§ Material provided
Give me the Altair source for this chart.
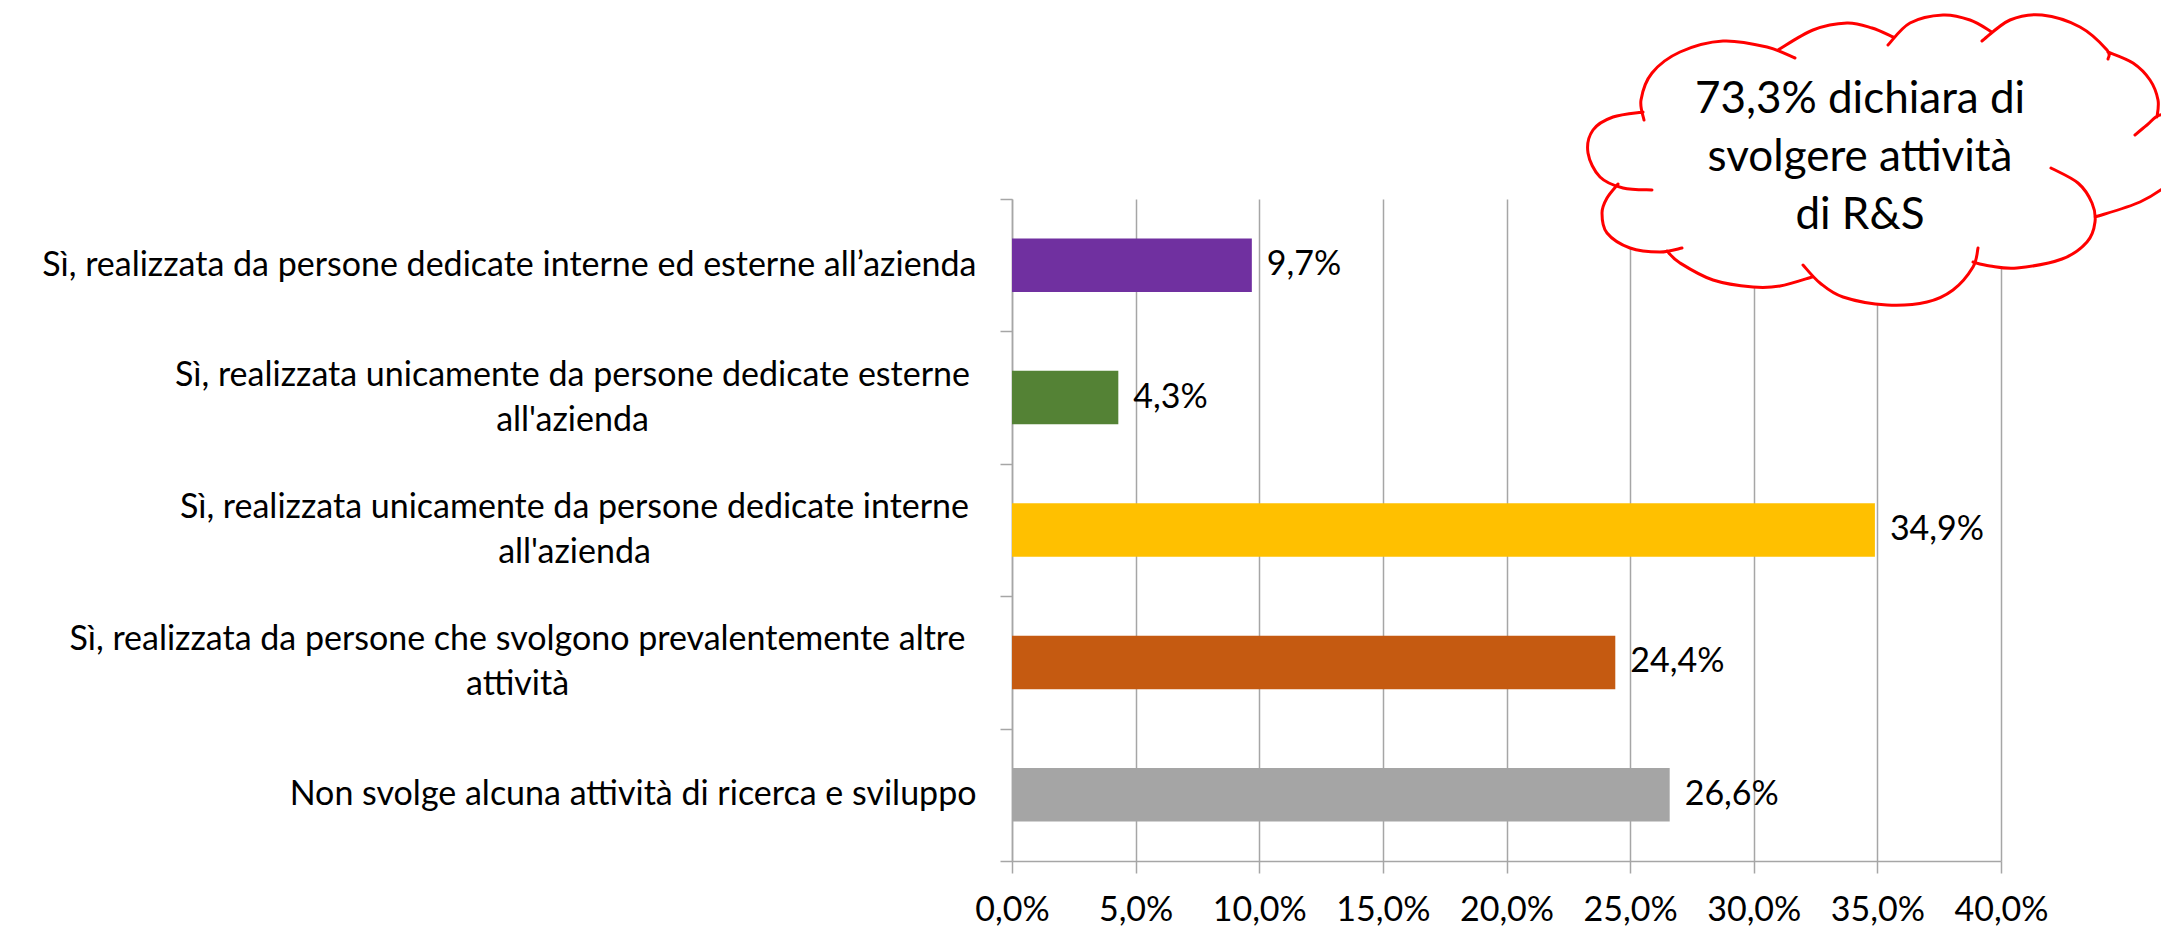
import json
import altair as alt
import pandas as pd

# ---------------- data ----------------
categories = [
    "Sì, realizzata da persone dedicate interne ed esterne all’azienda",
    "Sì, realizzata unicamente da persone dedicate esterne all'azienda",
    "Sì, realizzata unicamente da persone dedicate interne all'azienda",
    "Sì, realizzata da persone che svolgono prevalentemente altre attività",
    "Non svolge alcuna attività di ricerca e sviluppo",
]
label_lines = [
    ["Sì, realizzata da persone dedicate interne ed esterne all’azienda"],
    ["Sì, realizzata unicamente da persone dedicate esterne", "all'azienda"],
    ["Sì, realizzata unicamente da persone dedicate interne", "all'azienda"],
    ["Sì, realizzata da persone che svolgono prevalentemente altre", "attività"],
    ["Non svolge alcuna attività di ricerca e sviluppo"],
]
values = [0.097, 0.043, 0.349, 0.244, 0.266]
bar_colors = ["#7030A0", "#548235", "#FFC000", "#C55A11", "#A5A5A5"]
x_ticks = [0.0, 0.05, 0.10, 0.15, 0.20, 0.25, 0.30, 0.35, 0.40]
callout_lines = ["73,3% dichiara di", "svolgere attività", "di R&S"]

# ---------------- layout ----------------
W_TOTAL, H_TOTAL = 2161, 926
PAD_L, PAD_T, PLOT_W, PLOT_H = 1012, 199, 989, 662
PAD_R = W_TOTAL - PAD_L - PLOT_W
PAD_B = H_TOTAL - PAD_T - PLOT_H
FONT = "Lato"
GRID = "#A6A6A6"
BAR_SIZE = 53.5
LINE_H = 45

# cloud callout outline (page pixels), one list per bump of the cloud
cloud_bumps = [
    [(1644, 120), (1641, 100), (1652, 73), (1680, 52), (1723, 41), (1767, 47), (1795, 58)],
    [(1778, 50), (1813, 30), (1847, 23), (1872, 28), (1893, 37)],
    [(1888, 45), (1910, 23), (1943, 15), (1970, 20), (1992, 32)],
    [(1982, 41), (2010, 20), (2042, 15), (2080, 27), (2107, 50), (2108, 59)],
    [(2108, 52), (2133, 63), (2150, 80), (2158, 100), (2157, 117)],
    [(2135, 135), (2147, 125), (2160, 115), (2178, 120), (2190, 145), (2188, 165)],
    [(2192, 160), (2170, 183), (2140, 202), (2095, 217)],
    [(2051, 168), (2078, 183), (2092, 203), (2095, 222), (2087, 242), (2062, 259), (2017, 268), (1990, 266), (1973, 262)],
    [(1978, 248), (1973, 267), (1953, 290), (1927, 302), (1887, 305), (1843, 297), (1820, 283), (1803, 265)],
    [(1812, 277), (1780, 286), (1753, 287), (1713, 280), (1680, 263), (1667, 251)],
    [(1682, 248), (1660, 252), (1630, 248), (1607, 233), (1602, 213), (1607, 198), (1618, 184)],
    [(1652, 190), (1623, 188), (1600, 177), (1588, 153), (1593, 130), (1613, 117), (1643, 112)],
]
CLOUD_CENTER = (1880, 165)
CALLOUT_X, CALLOUT_Y_FIRST = 1860, 100


def rel(pt):
    return (pt[0] - PAD_L, pt[1] - PAD_T)


def fmt(pt):
    return f"{pt[0]:.1f} {pt[1]:.1f}"


def curve(pts):
    p = [rel(q) for q in pts]
    segs = []
    for i in range(len(p) - 1):
        p0 = p[i - 1] if i > 0 else p[i]
        p1, p2 = p[i], p[i + 1]
        p3 = p[i + 2] if i + 2 < len(p) else p[i + 1]
        c1 = (p1[0] + (p2[0] - p0[0]) / 6, p1[1] + (p2[1] - p0[1]) / 6)
        c2 = (p2[0] - (p3[0] - p1[0]) / 6, p2[1] - (p3[1] - p1[1]) / 6)
        segs.append(f"C {fmt(c1)} {fmt(c2)} {fmt(p2)}")
    return p[0], " ".join(segs)


fill_parts, stroke_parts = [], []
for bump in cloud_bumps:
    start, segs = curve(bump)
    fill_parts.append(f"M {fmt(rel(CLOUD_CENTER))} L {fmt(start)} {segs} Z")
    stroke_parts.append(f"M {fmt(start)} {segs}")
cloud_fill_path = " ".join(fill_parts)
cloud_stroke_path = " ".join(stroke_parts)

# ---------------- chart ----------------
df = pd.DataFrame({
    "idx": list(range(len(categories))),
    "category": categories,
    "value": values,
    "color": bar_colors,
})

lines_js = json.dumps(label_lines, ensure_ascii=False)
multi_test = "datum.value >= 1 && datum.value <= 3"

y_axis = alt.Axis(
    title=None,
    labelExpr=f"{lines_js}[datum.value]",
    labelFont=FONT,
    labelFontSize=34,
    labelColor="#000000",
    labelLineHeight=LINE_H,
    labelLimit=3000,
    labelBaseline="middle",
    labelAlign={"condition": {"test": multi_test, "value": "center"}, "value": "right"},
    labelPadding={"condition": [
        {"test": "datum.value == 1", "value": 428},
        {"test": "datum.value == 2", "value": 426},
        {"test": "datum.value == 3", "value": 483},
    ], "value": 24},
    labelOffset={"condition": {"test": multi_test, "value": -LINE_H / 2}, "value": 0},
    tickBand="extent",
    tickSize=12,
    tickColor=GRID,
    tickWidth=1.5,
    domainColor=GRID,
    domainWidth=1.5,
    grid=False,
)

x_axis = alt.Axis(
    title=None,
    values=x_ticks,
    labelExpr="replace(format(datum.value, '.1%'), '.', ',')",
    labelFont=FONT,
    labelFontSize=34,
    labelColor="#000000",
    labelPadding=20,
    labelFlush=False,
    labelOverlap=False,
    tickSize=12,
    tickColor=GRID,
    tickWidth=1.5,
    domainColor=GRID,
    domainWidth=1.5,
    grid=True,
    gridColor=GRID,
    gridWidth=1.5,
)

y_enc = alt.Y("idx:O", axis=y_axis,
              scale=alt.Scale(paddingInner=0, paddingOuter=0))
x_enc = alt.X("value:Q", axis=x_axis,
              scale=alt.Scale(domain=[0, 0.4], nice=False, zero=True))

base = alt.Chart(df)

bars = base.mark_bar(size=BAR_SIZE).encode(
    y=y_enc,
    x=x_enc,
    color=alt.Color("color:N", scale=None),
)

value_labels = base.transform_calculate(
    lab="replace(format(datum.value, '.1%'), '.', ',')"
).mark_text(
    align="left", baseline="middle", dx=15, font=FONT, fontSize=34, color="#000000"
).encode(
    y=alt.Y("idx:O"),
    x=alt.X("value:Q"),
    text="lab:N",
)

one = pd.DataFrame({"k": [0]})

cloud_fill = alt.Chart(one).mark_point(
    shape=cloud_fill_path, size=4, filled=True, fill="#FFFFFF",
    strokeWidth=0, opacity=1,
).encode(x=alt.value(0), y=alt.value(0))

cloud_stroke = alt.Chart(one).mark_point(
    shape=cloud_stroke_path, size=4, filled=False, color="#FF0000",
    strokeWidth=3, opacity=1, strokeCap="round",
).encode(x=alt.value(0), y=alt.value(0))

cloud_text = alt.Chart(one).mark_text(
    text=callout_lines, align="center", baseline="middle",
    font=FONT, fontSize=44, lineHeight=58, color="#000000",
).encode(x=alt.value(CALLOUT_X - PAD_L), y=alt.value(CALLOUT_Y_FIRST - PAD_T))

chart = alt.layer(
    bars, value_labels, cloud_fill, cloud_stroke, cloud_text
).properties(
    width=PLOT_W,
    height=PLOT_H,
    autosize=alt.AutoSizeParams(type="none"),
    padding={"left": PAD_L, "top": PAD_T, "right": PAD_R, "bottom": PAD_B},
    background="#FFFFFF",
).configure_view(stroke=None)

chart.save("out.html", embed_options={"renderer": "svg", "actions": False})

§ Required work
Starting with the first line of the data above and ending with the line containing "import pandas as pd", please restate every line exactly, leaving images out.

§ Written answer
Give me the Altair source for this chart.
import json
import altair as alt
import pandas as pd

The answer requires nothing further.